To do this fix $\phi \in L^\infty(\mathbb{R})$ and suppose that $$\tag{1}\int_{-\infty}^\infty \phi(x)f(x)\, dx=0, \quad \forall f\in C_c(\mathbb{R}).$$ We claim that $\phi=0$ almost everywhere. Indeed, let $a<b$ be fixed numbers.
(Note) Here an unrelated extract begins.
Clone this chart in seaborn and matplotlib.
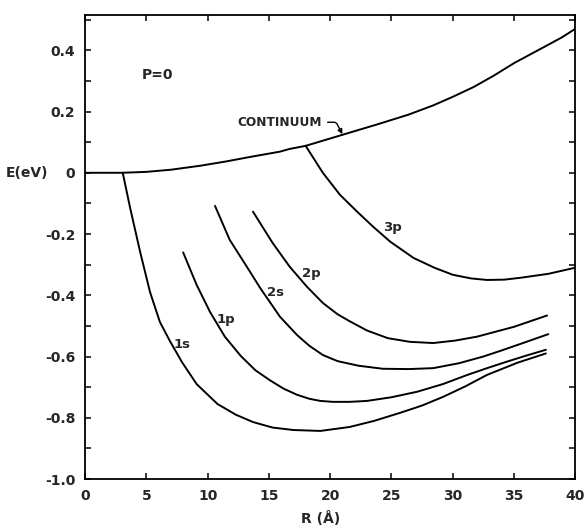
import matplotlib
matplotlib.use("Agg")
import matplotlib.pyplot as plt
import pandas as pd
import seaborn as sns
from matplotlib.ticker import MultipleLocator, FuncFormatter

# values: R in Angstrom, E in eV
continuum_r = [0, 3, 5, 7, 9.4, 11.5, 13.5, 15.9, 16.7, 18, 21, 24, 26.4, 28.4, 30.0,
               31.7, 33.3, 35.0, 36.3, 37.7, 38.9, 40]
continuum_e = [0, 0, 0.003, 0.01, 0.023, 0.037, 0.052, 0.069, 0.078, 0.088, 0.124, 0.16,
               0.19, 0.22, 0.248, 0.28, 0.316, 0.358, 0.386, 0.416, 0.442, 0.47]

s1_r = [3.07, 3.67, 4.5, 5.3, 6.1, 6.9, 7.9, 9.1, 10.8, 12.3, 13.7, 15.3, 17.0, 19.2,
        21.6, 23.6, 25.7, 27.5, 29.2, 31.0, 32.8, 35.3, 37.6]
s1_e = [0, -0.114, -0.26, -0.39, -0.487, -0.548, -0.618, -0.69, -0.755, -0.79, -0.814,
        -0.832, -0.84, -0.843, -0.83, -0.81, -0.784, -0.76, -0.732, -0.698, -0.66, -0.62, -0.59]

p1_r = [8.0, 9.1, 10.2, 11.4, 12.7, 13.9, 15.1, 16.2, 17.3, 18.3, 19.2, 20.2, 21.6, 23.0,
        25.0, 27.1, 29.2, 31.2, 32.8, 34.4, 36.0, 37.6]
p1_e = [-0.26, -0.366, -0.455, -0.535, -0.598, -0.645, -0.678, -0.705, -0.725, -0.738,
        -0.745, -0.748, -0.748, -0.745, -0.733, -0.715, -0.69, -0.66, -0.638, -0.617,
        -0.597, -0.578]

s2_r = [10.6, 11.8, 13.2, 14.3, 15.9, 17.3, 18.3, 19.4, 20.6, 22.3, 24.3, 26.4, 28.4,
        30.5, 32.5, 34.0, 35.3, 37.8]
s2_e = [-0.108, -0.219, -0.307, -0.377, -0.47, -0.53, -0.565, -0.595, -0.615, -0.63,
        -0.64, -0.641, -0.638, -0.622, -0.60, -0.58, -0.562, -0.527]

p2_r = [13.7, 15.3, 16.7, 18.1, 19.4, 20.6, 21.6, 23.0, 24.7, 26.5, 28.4, 30.2, 32.0,
        35.0, 37.7]
p2_e = [-0.127, -0.229, -0.307, -0.372, -0.425, -0.462, -0.485, -0.515, -0.54, -0.552,
        -0.556, -0.548, -0.535, -0.503, -0.466]

p3_r = [18.0, 19.4, 20.8, 22.2, 23.5, 24.9, 26.8, 28.5, 30.0, 31.5, 32.8, 34.2, 35.5,
        37.8, 40.0]
p3_e = [0.088, 0.0, -0.072, -0.127, -0.176, -0.225, -0.278, -0.31, -0.333, -0.345,
        -0.35, -0.349, -0.343, -0.33, -0.31]

curve_labels = ["1s", "1p", "2s", "2p", "3p"]
label_r = [7.9, 11.5, 15.5, 18.5, 25.1]
label_e = [-0.562, -0.48, -0.392, -0.33, -0.18]

curves = {
    "continuum": (continuum_r, continuum_e),
    "1s": (s1_r, s1_e),
    "1p": (p1_r, p1_e),
    "2s": (s2_r, s2_e),
    "2p": (p2_r, p2_e),
    "3p": (p3_r, p3_e),
}
df = pd.concat(
    [pd.DataFrame({"R": r, "E": e, "curve": name}) for name, (r, e) in curves.items()],
    ignore_index=True,
)

sns.set_style("ticks")
plt.rcParams["font.family"] = ["DejaVu Sans"]

fig = plt.figure(figsize=(5.87, 5.29), dpi=100)
ax = fig.add_axes([0.145, 0.0945, 0.835, 0.877])

sns.lineplot(data=df, x="R", y="E", units="curve", estimator=None, sort=False,
             color="black", linewidth=1.4, ax=ax)
for ln in ax.lines:
    ln.set_solid_joinstyle("round")

ax.set_xlim(0, 40)
ax.set_ylim(-1.0, 0.515)

ax.xaxis.set_major_locator(MultipleLocator(5))
ax.yaxis.set_major_locator(MultipleLocator(0.2))
ax.yaxis.set_minor_locator(MultipleLocator(0.1))
ax.xaxis.set_major_formatter(FuncFormatter(lambda v, p: f"{v:.0f}"))
ax.yaxis.set_major_formatter(FuncFormatter(lambda v, p: "0" if abs(v) < 1e-9 else f"{v:.1f}"))
ax.tick_params(which="both", direction="in", top=True, right=True, length=4.5,
               width=1.1, labelsize=10, pad=7, color="black")
for lab in ax.get_xticklabels() + ax.get_yticklabels():
    lab.set_fontweight("bold")
for sp in ax.spines.values():
    sp.set_linewidth(1.3)
    sp.set_color("black")

ax.set_xlabel("R (Å)", fontsize=10, fontweight="bold", va="top")
ax.xaxis.set_label_coords(0.48, -0.068)
ax.set_ylabel("E(eV)", fontsize=10, fontweight="bold", rotation=0, va="center", ha="center")
ax.yaxis.set_label_coords(-0.118, 0.66)

for name, r, e in zip(curve_labels, label_r, label_e):
    ax.text(r, e, name, fontsize=9.5, fontweight="bold", ha="center", va="center")

ax.text(5.9, 0.32, "P=0", fontsize=10, fontweight="bold", ha="center", va="center")
ax.annotate("CONTINUUM", xy=(21.0, 0.126), xytext=(12.4, 0.165),
            fontsize=8.7, fontweight="bold", ha="left", va="center",
            arrowprops=dict(arrowstyle="-|>", color="black", lw=1.0, mutation_scale=7,
                            relpos=(1.0, 0.5), shrinkA=2, shrinkB=0,
                            connectionstyle="angle,angleA=0,angleB=118,rad=2"))

fig.savefig("out.png", dpi=100)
Approximate the characteristic function $\chi_{[a,b]}$ with a family $\chi^{(\varepsilon)}_{[a, b]}$ of "trapezoidal-like" functions:
We have $$\int_{-\infty}^\infty \left\lvert \chi_{[a,b]}(x)-\chi_{[a,b]}^{(\varepsilon)}\right\rvert\, dx = 2\varepsilon$$ so \begin{align} \left\lvert \int_{-\infty}^\infty \phi(x)\chi_{[a,b]}(x)\, dx - \int_{-\infty}^\infty \phi(x)\chi_{[a, b]}^{(\varepsilon)}(x)\, dx \right\rvert & \le \lVert \phi\rVert_{\infty} \int_{-\infty}^\infty \left\lvert \chi_{[a,b]}(x)-\chi_{[a,b]}^{(\varepsilon)}(x)\right\rvert\, dx \\ &=2\varepsilon \lVert \phi\rVert_\infty. \end{align} In particular, $$\int_a^b \phi(x)\, dx=\lim_{\varepsilon \to 0} \int_{-\infty}^\infty \phi(x)\chi_{[a,b]}^{(\varepsilon)}\, dx,$$ and the last limit is $0$ due to our assumption (1): indeed, every $\chi_{[a, b]}^{(\varepsilon)}$ is a continuous function with compact support. We have thus shown that $$\tag{2} \int_a^b\phi(x)\, dx=0, \qquad \forall a<b.$$ It is intuitively clear that this can happen only if $\phi=0$ almost everywhere: for a rigorous proof of this you can apply the Lebesgue differentiation theorem or Lemma 1 of this post. This proves the claim.
To conclude we only need to recall that every continuous linear functional $\Lambda \in \left[ L^1(\mathbb{R})\right]^\star$ is of the form $$\Lambda f= \int_{-\infty}^\infty \phi(x)f(x)\, dx,\qquad f \in L^1(\mathbb{R}),$$ for a unique $\phi\in L^\infty(\mathbb{R})$, and then apply the Hahn-Banach separation theorem. $\square$
A final remark: Even if we did not mention convolutions explicitly, the present proof is not that different in nature from the ones presented above. Both rely on the possibility of approximating "rough" functions (like our $\chi_{[a, b]}$) with "smooth" ones.